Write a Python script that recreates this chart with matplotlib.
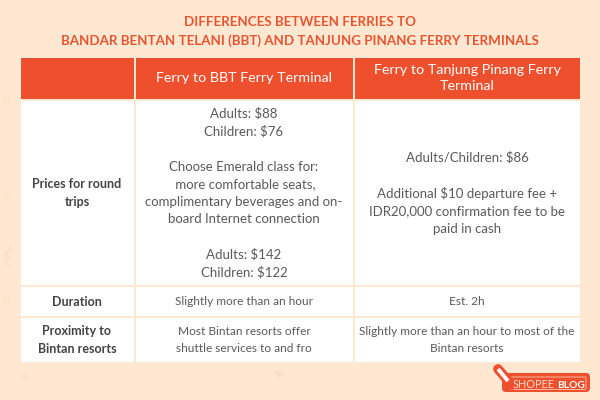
import matplotlib
matplotlib.use('Agg')
import matplotlib.pyplot as plt
from matplotlib.patches import Rectangle, FancyBboxPatch, Polygon, Ellipse

title_lines = ["DIFFERENCES BETWEEN FERRIES TO",
               "BANDAR BENTAN TELANI (BBT) AND TANJUNG PINANG FERRY TERMINALS"]
headers = ["", "Ferry to BBT Ferry Terminal", "Ferry to Tanjung Pinang Ferry\nTerminal"]
row_names = ["Prices for round\ntrips", "Duration", "Proximity to\nBintan resorts"]
bbt_col = ["Adults: $88\nChildren: $76\n\nChoose Emerald class for:\n more comfortable seats,\ncomplimentary beverages and on-\nboard Internet connection\n\nAdults: $142\nChildren: $122",
           "Slightly more than an hour",
           "Most Bintan resorts offer\nshuttle services to and fro"]
tp_col = ["Adults/Children: $86\n\nAdditional $10 departure fee +\nIDR20,000 confirmation fee to be\npaid in cash",
          "Est. 2h",
          "Slightly more than an hour to most of the\nBintan resorts"]

BG = '#fee8d2'
RED = '#ee4f2d'
TITLE = '#e8542f'
TXT = '#5a5a5a'
FAINT = '#f6e1cf'

plt.rcParams['font.family'] = ['Lato', 'DejaVu Sans']

fig = plt.figure(figsize=(6, 4), dpi=100, facecolor=BG)
ax = fig.add_axes([0, 0, 1, 1])
ax.set_xlim(0, 600)
ax.set_ylim(400, 0)
ax.axis('off')

# faint background shapes
ax.add_patch(Polygon([(20, 379), (29, 379), (24.5, 372)], fc=FAINT, ec='none'))
ax.add_patch(Polygon([(273, 371), (284, 371), (278.5, 379)], fc=FAINT, ec='none'))
ax.plot([11, 4, 10, 5, 11], [247, 256, 256, 264, 266], color=FAINT, lw=1.5)
for y in [100, 197, 300]:
    ax.add_patch(Ellipse((7, y), 10, 9, fc='#fee5ca', ec='none'))

# title
for y, line in zip([22, 41], title_lines):
    ax.text(300, y, line, color=TITLE, fontsize=9.6, fontweight='bold', ha='center', va='center')

col_x = [(21, 134), (135.5, 353), (355, 580)]
row_y = [(101, 285), (287, 316), (318, 362)]
col_mid = [77, 244, 467]
row_size = [9.5, 8.6, 8.6]
row_space = [1.54, 1.54, 1.6]

# header row
for (x0, x1), h, xm in zip(col_x, headers, col_mid):
    ax.add_patch(Rectangle((x0, 57.5), x1 - x0, 41.5, fc=RED, ec='none'))
    ax.text(xm, 78, h, color='white', fontsize=10.3, ha='center', va='center', linespacing=1.48)

# body
for i, (y0, y1) in enumerate(row_y):
    for (x0, x1) in col_x:
        ax.add_patch(Rectangle((x0, y0), x1 - x0, y1 - y0, fc='white', ec='none'))
    ym = (y0 + y1) / 2
    ax.text(col_mid[0], ym, row_names[i], color='#444444', fontsize=9, fontweight='bold', ha='center', va='center', linespacing=1.52)
    ax.text(col_mid[1], ym, bbt_col[i], color=TXT, fontsize=row_size[i], ha='center', va='center', linespacing=row_space[i])
    ax.text(col_mid[2], ym, tp_col[i], color=TXT, fontsize=row_size[i], ha='center', va='center', linespacing=row_space[i])

# logo
ax.add_patch(FancyBboxPatch((502, 373), 88, 19, boxstyle='round,pad=0,rounding_size=4', fc=RED, ec='none'))
ax.plot([498, 512], [369, 385], color=RED, lw=7, solid_capstyle='round')
ax.add_patch(FancyBboxPatch((510, 377), 76, 12.5, boxstyle='round,pad=0,rounding_size=1', fc='none', ec='#f9b9a3', lw=0.7))
ax.plot([498, 508], [369, 381], color='white', lw=2.8, solid_capstyle='butt')
ax.add_patch(Polygon([(506, 382), (510, 379), (512, 385)], fc='white', ec='none'))
ax.text(513, 387.5, "SHOPEE", color='#ffd9cc', fontsize=7.8, ha='left', va='baseline')
ax.text(557, 387.5, "BLOG", color='white', fontsize=7.4, fontweight='bold', ha='left', va='baseline')

fig.savefig('out.png', dpi=100, facecolor=BG)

----------------

• Task requirements
Only the number is wanted: how many lines of the material contain the word "matplotlib"?

• Worked solution
5